Foto: J.X.
Después de entregarle un par de rosas blancas a la novia muerta y brindar con ella, he entrado en un bar y he pedido una cerveza en la barra.Un hombre me observa desde que he entrado. Se baja la mascarilla. Veo que tiene el rostro gastado, demacrado, y una cicatriz en forma de cruz en el rostro. Se sube la mascarilla. Finalmente, se ha acercado a mí y se ha disculpado por su mal aspecto. No he sabido qué responder y no he dicho nada.
Entonces me ha contado que hace ya unos años que fue crucificado por una memoria sangrante, su memoria, y que por eso tiene estigmas de clavos y espinas clavados en la carne, y esa cruz en el rostro demacrado. Oculta señales dolorosas por todas las partes del cuerpo, me explica, ante mi asombro. Es este tormento de la memoria lo que le da tan mal aspecto, este rostro demacrado, de espectro casi, dice él mismo, una cara marcada por los clavos y las espinas de cada recuerdo, de cada fechoría hecha por él y que guarda en la memoria ensangrentada, que lo crucifica a diario, desde hace tiempo.
Conmovido por su confesión, le he respondido que no debe disculparse por tener mal aspecto, que todos arrastramos alguna cruz de los días más desgraciados y tristes de nuestra vida.

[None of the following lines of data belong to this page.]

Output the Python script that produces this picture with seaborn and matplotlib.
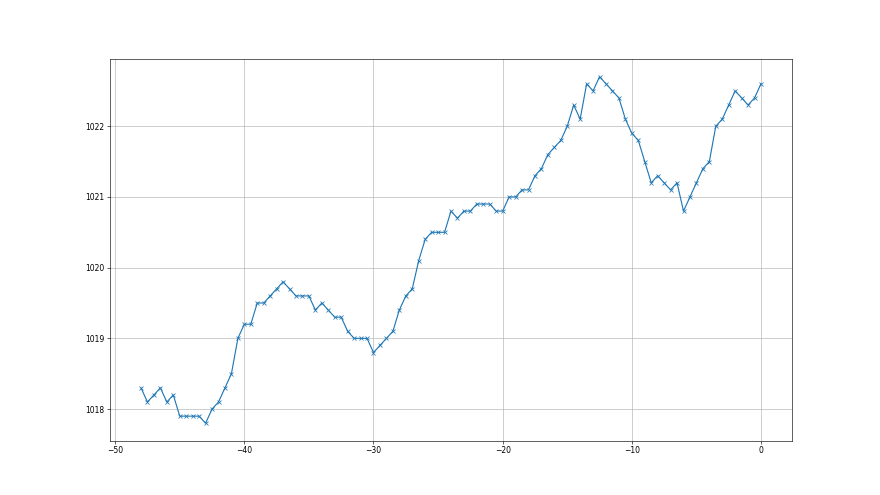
import numpy as np
import pandas as pd
import seaborn as sns
from matplotlib import pyplot as plt

# hours before now, pressure readings (hPa)
hours = np.arange(-48, 0.5, 0.5)
pressure = [
    1018.3, 1018.1, 1018.2, 1018.3, 1018.1, 1018.2, 1017.9, 1017.9, 1017.9, 1017.9,
    1017.8, 1018.0, 1018.1, 1018.3, 1018.5, 1019.0, 1019.2, 1019.2, 1019.5, 1019.5,
    1019.6, 1019.7, 1019.8, 1019.7, 1019.6, 1019.6, 1019.6, 1019.4, 1019.5, 1019.4,
    1019.3, 1019.3, 1019.1, 1019.0, 1019.0, 1019.0, 1018.8, 1018.9, 1019.0, 1019.1,
    1019.4, 1019.6, 1019.7, 1020.1, 1020.4, 1020.5, 1020.5, 1020.5, 1020.8, 1020.7,
    1020.8, 1020.8, 1020.9, 1020.9, 1020.9, 1020.8, 1020.8, 1021.0, 1021.0, 1021.1,
    1021.1, 1021.3, 1021.4, 1021.6, 1021.7, 1021.8, 1022.0, 1022.3, 1022.1, 1022.6,
    1022.5, 1022.7, 1022.6, 1022.5, 1022.4, 1022.1, 1021.9, 1021.8, 1021.5, 1021.2,
    1021.3, 1021.2, 1021.1, 1021.2, 1020.8, 1021.0, 1021.2, 1021.4, 1021.5, 1022.0,
    1022.1, 1022.3, 1022.5, 1022.4, 1022.3, 1022.4, 1022.6,
]

df = pd.DataFrame({"hours": hours, "pressure": pressure})

fig, ax = plt.subplots(figsize=(16, 9), dpi=55)
sns.lineplot(data=df, x="hours", y="pressure", marker="x", color="#1f77b4",
             markeredgecolor="#1f77b4", markersize=6, markeredgewidth=1.0, ax=ax)
ax.set_xlabel("")
ax.set_ylabel("")
ax.grid(True)
fig.savefig("out.png", dpi=55)
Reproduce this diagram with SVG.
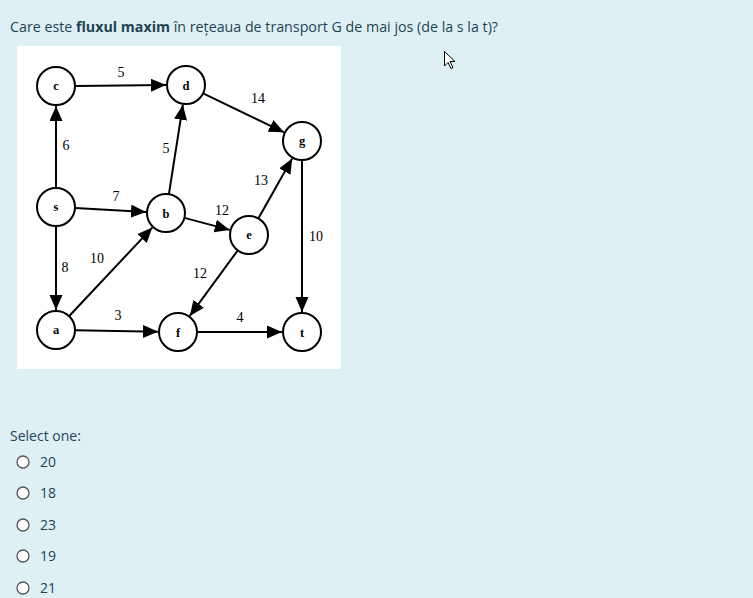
<svg xmlns="http://www.w3.org/2000/svg" width="753" height="598" viewBox="0 0 753 598">
<style>
.ui{font-family:"Open Sans","Noto Sans","Liberation Sans",sans-serif;fill:#1f4450;}
.nd circle{fill:#fff;stroke:#000;stroke-width:2;}
.nd text{font-family:"Liberation Serif","DejaVu Serif",serif;font-weight:bold;font-size:12.5px;text-anchor:middle;fill:#000;}
.lbl{font-family:"Liberation Serif","DejaVu Serif",serif;font-size:14px;text-anchor:middle;fill:#000;}
#edges line{stroke:#000;stroke-width:2;marker-end:url(#ah);}
.rd{fill:#fff;stroke:#555;stroke-width:1.3;}
</style>
<defs>
<marker id="ah" markerUnits="userSpaceOnUse" markerWidth="16" markerHeight="14" refX="15" refY="6.5" orient="auto">
<path d="M0,0 L15,6.5 L0,13 z" fill="#000"/>
</marker>
</defs>
<rect width="753" height="598" fill="#def0f6"/>
<text class="ui" x="10" y="32" font-size="14.5" textLength="488" lengthAdjust="spacingAndGlyphs">Care este <tspan font-weight="bold">fluxul maxim</tspan> în rețeaua de transport G de mai jos (de la s la t)?</text>
<rect x="17" y="46" width="324" height="323" fill="#fff"/>
<g id="edges">
<line x1="75" y1="85.9" x2="166" y2="85.1"/>
<line x1="56" y1="188" x2="56" y2="106"/>
<line x1="75" y1="208" x2="146" y2="211.9"/>
<line x1="56" y1="226" x2="56" y2="310"/>
<line x1="168.9" y1="194.2" x2="182.9" y2="104.8"/>
<line x1="203.1" y1="93.3" x2="284" y2="132.3"/>
<line x1="184.4" y1="217.9" x2="229.7" y2="229.9"/>
<line x1="258.3" y1="218.4" x2="292.2" y2="158.4"/>
<line x1="237.8" y1="250.3" x2="189.8" y2="315.9"/>
<line x1="69" y1="316.2" x2="152.3" y2="227.6"/>
<line x1="75" y1="330.3" x2="158" y2="331.7"/>
<line x1="197" y1="332" x2="282" y2="332"/>
<line x1="302" y1="160" x2="302" y2="312"/>
</g>
<g id="edge-labels">
<text class="lbl" x="121" y="77">5</text>
<text class="lbl" x="258" y="103">14</text>
<text class="lbl" x="66" y="150">6</text>
<text class="lbl" x="166" y="153">5</text>
<text class="lbl" x="261" y="185">13</text>
<text class="lbl" x="116" y="201">7</text>
<text class="lbl" x="222" y="215">12</text>
<text class="lbl" x="316" y="241">10</text>
<text class="lbl" x="65" y="272">8</text>
<text class="lbl" x="97" y="263">10</text>
<text class="lbl" x="200" y="278">12</text>
<text class="lbl" x="118" y="320">3</text>
<text class="lbl" x="240" y="322">4</text>
</g>
<g id="node-c" class="nd"><circle cx="56" cy="86" r="19"/><text x="56" y="90">c</text></g>
<g id="node-d" class="nd"><circle cx="186" cy="85" r="19"/><text x="186" y="89.5">d</text></g>
<g id="node-g" class="nd"><circle cx="302" cy="141" r="19"/><text x="302" y="145">g</text></g>
<g id="node-s" class="nd"><circle cx="56" cy="207" r="19"/><text x="56" y="211">s</text></g>
<g id="node-b" class="nd"><circle cx="166" cy="213" r="19"/><text x="166" y="217.5">b</text></g>
<g id="node-e" class="nd"><circle cx="249" cy="235" r="19"/><text x="249" y="239">e</text></g>
<g id="node-a" class="nd"><circle cx="56" cy="330" r="19"/><text x="56" y="334">a</text></g>
<g id="node-f" class="nd"><circle cx="178" cy="332" r="19"/><text x="178" y="336.5">f</text></g>
<g id="node-t" class="nd"><circle cx="302" cy="332" r="19"/><text x="302" y="336.5">t</text></g>
<text class="ui" x="10" y="441" font-size="14">Select one:</text>
<g id="options">
<circle class="rd" cx="23" cy="462" r="6"/><text class="ui" x="40" y="467" font-size="14">20</text>
<circle class="rd" cx="23" cy="493" r="6"/><text class="ui" x="40" y="498" font-size="14">18</text>
<circle class="rd" cx="23" cy="525" r="6"/><text class="ui" x="40" y="530" font-size="14">23</text>
<circle class="rd" cx="23" cy="556" r="6"/><text class="ui" x="40" y="561" font-size="14">19</text>
<circle class="rd" cx="23" cy="588" r="6"/><text class="ui" x="40" y="593" font-size="14">21</text>
</g>
<path d="M444.5,51.5 L444.5,66 L448,62.5 L451,68.5 L453,67.5 L450,61.5 L455,61.5 Z" fill="#fff" stroke="#000" stroke-width="1" stroke-linejoin="round"/>
</svg>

Sonriendo, ha movido la cabeza, como negando mis palabras, y ha señalado (bajándose otra vez la mascarilla y resiguiendo con un dedo la cruz cicatrizada del rostro) que hay cruces y cruces. Unas son más llevaderas que otras, dice, pero la mayoría de ellas no desmejoran el rostro tanto como en su caso, demacrándolo, señalándolo con una cruz.
De pronto, nos hemos quedado los dos en silencio, encogidos, ambos haciendo la señal de la cruz del rostro al pecho, como supersticiosos o suplicantes que ruegan perdón y ayuda a no sabemos quién, arrepentidos, aceptando el dolor, la pena del castigo.
Hemos pedido otra cerveza.
Al cabo de un rato, nos despedimos, pero antes el hombre del rostro demacrado me susurra unas palabras enigmáticas: "Aquella nuestra noche de pena y perro, que se extiende a otros muchos días y muchas noches de pena vagabunda y perro extraviado".
Nos despedimos de nuevo y salgo del bar.
Mientras regreso a casa, inquieto, confundido por aquellas últimas palabras, voy pensando que la pandemia que estamos sufriendo enmascara públicamente el dolor, la soledad de cada individuo que se refleja en el rostro.
La máscara oculta el rostro demacrado del doble confinamiento, el físico y el espiritual.
El dolor, la soledad, no se detienen en los ojos, en la mirada, se derraman hacia lo hondo e impregnan la tierra.
Abajo, más abajo.
No hay mejor manera que este crudo relato, de cómo describir la cruz que llevamos todos a causa del ataque vírico que crucifica tanto a quien ha cometido malas acciones como a quien está libre de culpa. La máscara cubre parte del dolor, y la forma de andar, la voz, los ojos, delatan el resto de nuestro cuerpo maltratado.